Amori nell'era dei social: come le nuove comunità virtuali hanno influenzato le nostre relazioni

Ho sempre creduto che la spontaneità fosse un valore nelle relazioni, sono cresciuta con questa convinzione. Da ragazzini, quando uscivamo ed incontravamo qualcuno che potesse destare un nostro interesse, dopo una timidezza iniziale, ci si avvicinava per conoscersi.

C’erano due persone che si guardavano negli occhi e che si studiavano con pudore, osservando i minimi gesti. Tra di loro non si interponeva alcun mezzo, attraverso cui rielaborare pensieri ed emozioni. Allora non esisteva lo smartphone!

Il tutto avveniva in maniera abbastanza coerente: un corteggiamento iniziale, passi incerti dovuti alla scarsa confidenza, che poi nel tempo avrebbero potuto evolversi in un’amicizia, in un fidanzamento o in una semplice conoscenza.

Non mancava, di certo, il gioco della seduzione, che si sviluppava in maniera armoniosa e con un'evoluzione più o meno immediata. Si assisteva ad una sorta di congruenza tra parole e comportamento. Oggi trovare la stessa spontaneità sembra faticoso.

Il vecchio detto "vince chi fugge" è diventato un comportamento estremizzato e a volte manipolatorio. Molto si gioca sulla tempistica e sulla gestione dei messaggi scambiati su WhatsApp.

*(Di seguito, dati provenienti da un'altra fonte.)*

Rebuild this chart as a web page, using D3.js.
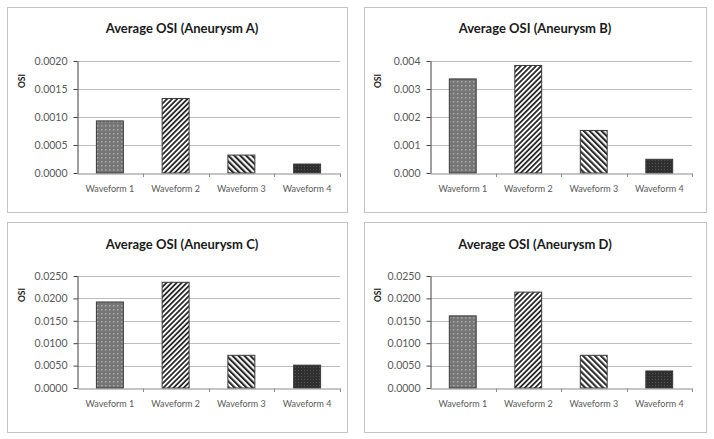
<!DOCTYPE html>
<html>
<head>
<meta charset="utf-8">
<script src="https://cdn.jsdelivr.net/npm/d3@7"></script>
<style>
  html, body { margin: 0; padding: 0; background: #fff; }
  svg { display: block; }
  text { font-family: Lato, "Open Sans", sans-serif; }
</style>
</head>
<body>
<svg id="chart" width="714" height="439"></svg>
<script>
// ---- data ----
const categories = ["Waveform 1", "Waveform 2", "Waveform 3", "Waveform 4"];
const titles = ["Average OSI (Aneurysm A)", "Average OSI (Aneurysm B)", "Average OSI (Aneurysm C)", "Average OSI (Aneurysm D)"];
const osiA = [0.00093, 0.00133, 0.00032, 0.00016];
const osiB = [0.00336, 0.00384, 0.00152, 0.00049];
const osiC = [0.0192, 0.0236, 0.0073, 0.0051];
const osiD = [0.0161, 0.0214, 0.0073, 0.0038];
const ticksA = [0, 0.0005, 0.0010, 0.0015, 0.0020];
const ticksB = [0, 0.001, 0.002, 0.003, 0.004];
const ticksC = [0, 0.005, 0.010, 0.015, 0.020, 0.025];
const ticksD = [0, 0.005, 0.010, 0.015, 0.020, 0.025];
const tickFormats = [".4f", ".3f", ".4f", ".4f"];
const yLabel = "OSI";

// ---- layout ----
const panels = [
  { title: titles[0], values: osiA, ticks: ticksA, fmt: tickFormats[0],
    box: {x: 7.5, y: 7.5, w: 340, h: 205}, plot: {l: 77, t: 61, r: 340, b: 173}, titleX: 182, titleY: 33, labX: 25, labY: 81 },
  { title: titles[1], values: osiB, ticks: ticksB, fmt: tickFormats[1],
    box: {x: 364.5, y: 7.5, w: 342, h: 205}, plot: {l: 430, t: 61, r: 692, b: 173}, titleX: 535, titleY: 33, labX: 381, labY: 81 },
  { title: titles[2], values: osiC, ticks: ticksC, fmt: tickFormats[2],
    box: {x: 7.5, y: 222.5, w: 340, h: 210}, plot: {l: 77, t: 276, r: 340, b: 388}, titleX: 182, titleY: 249, labX: 25, labY: 295 },
  { title: titles[3], values: osiD, ticks: ticksD, fmt: tickFormats[3],
    box: {x: 364.5, y: 222.5, w: 342, h: 210}, plot: {l: 430, t: 276, r: 692, b: 388}, titleX: 535, titleY: 249, labX: 381, labY: 295 }
];

const svg = d3.select("#chart");
const defs = svg.append("defs");

// patterns
const p1 = defs.append("pattern").attr("id", "pat1").attr("patternUnits", "userSpaceOnUse").attr("width", 4).attr("height", 4);
p1.append("rect").attr("width", 4).attr("height", 4).attr("fill", "#767676");
p1.append("rect").attr("x", 1).attr("y", 1).attr("width", 1.5).attr("height", 1.5).attr("fill", "#aaaaaa");

const p2 = defs.append("pattern").attr("id", "pat2").attr("patternUnits", "userSpaceOnUse")
  .attr("width", 3.6).attr("height", 10).attr("patternTransform", "rotate(45)");
p2.append("rect").attr("width", 3.6).attr("height", 10).attr("fill", "#fff");
p2.append("rect").attr("width", 1.8).attr("height", 10).attr("fill", "#2a2a2a");

const p3 = defs.append("pattern").attr("id", "pat3").attr("patternUnits", "userSpaceOnUse")
  .attr("width", 4.2).attr("height", 10).attr("patternTransform", "rotate(-45)");
p3.append("rect").attr("width", 4.2).attr("height", 10).attr("fill", "#fff");
p3.append("rect").attr("width", 2.1).attr("height", 10).attr("fill", "#2a2a2a");

const p4 = defs.append("pattern").attr("id", "pat4").attr("patternUnits", "userSpaceOnUse").attr("width", 3).attr("height", 3);
p4.append("rect").attr("width", 3).attr("height", 3).attr("fill", "#2f2f2f");
p4.append("rect").attr("x", 1).attr("y", 1).attr("width", 1).attr("height", 1).attr("fill", "#555");

const fills = ["url(#pat1)", "url(#pat2)", "url(#pat3)", "url(#pat4)"];

panels.forEach(p => {
  const g = svg.append("g");
  g.append("rect").attr("x", p.box.x).attr("y", p.box.y).attr("width", p.box.w).attr("height", p.box.h)
    .attr("fill", "#fff").attr("stroke", "#c4c4c4").attr("stroke-width", 1);

  const x = d3.scaleBand().domain(categories).range([p.plot.l, p.plot.r]).padding(0);
  const y = d3.scaleLinear().domain([0, d3.max(p.ticks)]).range([p.plot.b, p.plot.t]);

  // gridlines
  g.selectAll(".grid").data(p.ticks.slice(1)).join("line")
    .attr("x1", p.plot.l).attr("x2", p.plot.r)
    .attr("y1", d => Math.round(y(d)) + 0.5).attr("y2", d => Math.round(y(d)) + 0.5)
    .attr("stroke", "#bdbdbd").attr("stroke-width", 1);

  // bars
  const bw = x.bandwidth() * 0.41;
  g.selectAll(".bar").data(p.values).join("rect")
    .attr("x", (d, i) => x(categories[i]) + (x.bandwidth() - bw) / 2)
    .attr("y", d => y(d))
    .attr("width", bw)
    .attr("height", d => y(0) - y(d))
    .attr("fill", (d, i) => fills[i])
    .attr("stroke", "#3a3a3a").attr("stroke-width", 1);

  // x axis
  const xAxis = g.append("g").attr("transform", `translate(0,${Math.round(y(0)) + 0.5})`)
    .call(d3.axisBottom(x).tickSize(0).tickPadding(12));
  xAxis.select(".domain").attr("stroke", "#8c8c8c");
  xAxis.selectAll("text").attr("fill", "#595959").style("font-size", "9px");
  // category separator ticks
  g.selectAll(".xt").data(categories.slice(1).concat(["end"])).join("line")
    .attr("x1", (d, i) => Math.round(p.plot.l + x.step() * (i + 1)) + 0.5)
    .attr("x2", (d, i) => Math.round(p.plot.l + x.step() * (i + 1)) + 0.5)
    .attr("y1", Math.round(y(0)) + 0.5).attr("y2", Math.round(y(0)) + 4)
    .attr("stroke", "#8c8c8c");

  // y axis
  const yAxis = g.append("g").attr("transform", `translate(${p.plot.l + 0.5},0)`)
    .call(d3.axisLeft(y).tickValues(p.ticks).tickFormat(d3.format(p.fmt)).tickSize(4).tickPadding(6).tickSizeOuter(0));
  yAxis.select(".domain").attr("stroke", "#404040");
  yAxis.selectAll(".tick line").attr("stroke", "#404040");
  yAxis.selectAll("text").attr("fill", "#595959").style("font-size", "10.5px");

  // title
  g.append("text").attr("x", p.titleX).attr("y", p.titleY).attr("text-anchor", "middle")
    .style("font-size", "13px").style("font-weight", "bold").attr("fill", "#1a1a1a").text(p.title);

  // y label
  g.append("text").attr("transform", `translate(${p.labX},${p.labY}) rotate(-90)`)
    .attr("text-anchor", "middle").style("font-size", "8.5px").style("font-weight", "bold")
    .attr("fill", "#1a1a1a").text(yLabel);
});
</script>
</body>
</html>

Chi si manifesta genuino e diretto rischia di scoraggiare l’altro, che perde il piacere della conquista. Il meccanismo si basa su un equilibrio di forze nel riuscire a rispondere più tardi possibile ad un messaggio o addirittura nel non visualizzarlo.

Tanto più siamo nel nostro e ci facciamo rincorrere tanto più ci sentiamo potenti. È una dinamica in cui predomina l’ego mentre la vera essenza della persona sembra avere poco valore.

L’individuo schietto patisce questo gioco che alla fine non può che rivelarsi controproducente, perché avrà come unico risultato aumentare la distanza emotiva tra le persone.

L’approvazione dell’altro si misura sui like ricevuti, si pubblicano storie per far vedere che non si è soli e che si conduce una vita sociale attiva. Pure questo è un bluff.

L’unico fine è comunicare alla persona che ci interessa: "Guarda come sono figo anche senza di te", quando in verità vorremmo soltanto dirle: "Vorrei stare con te". 

Così corriamo il rischio di vivere una realtà che non ci appartiene o che non desideriamo veramente, per il timore di parlare apertamente e di dichiararci con i nostri sentimenti più autentici.

Spendiamo una vita virtuale, dove ci perdiamo dietro a giochi psicologici inconsci. Abbiamo timore di comunicare le nostre emozioni e pensieri, per non risultare banali o ancora peggio sottomessi. Nessuno è disposto a lasciare il proprio scettro di apparente perfezione in nome di una sana e spontanea fragilità.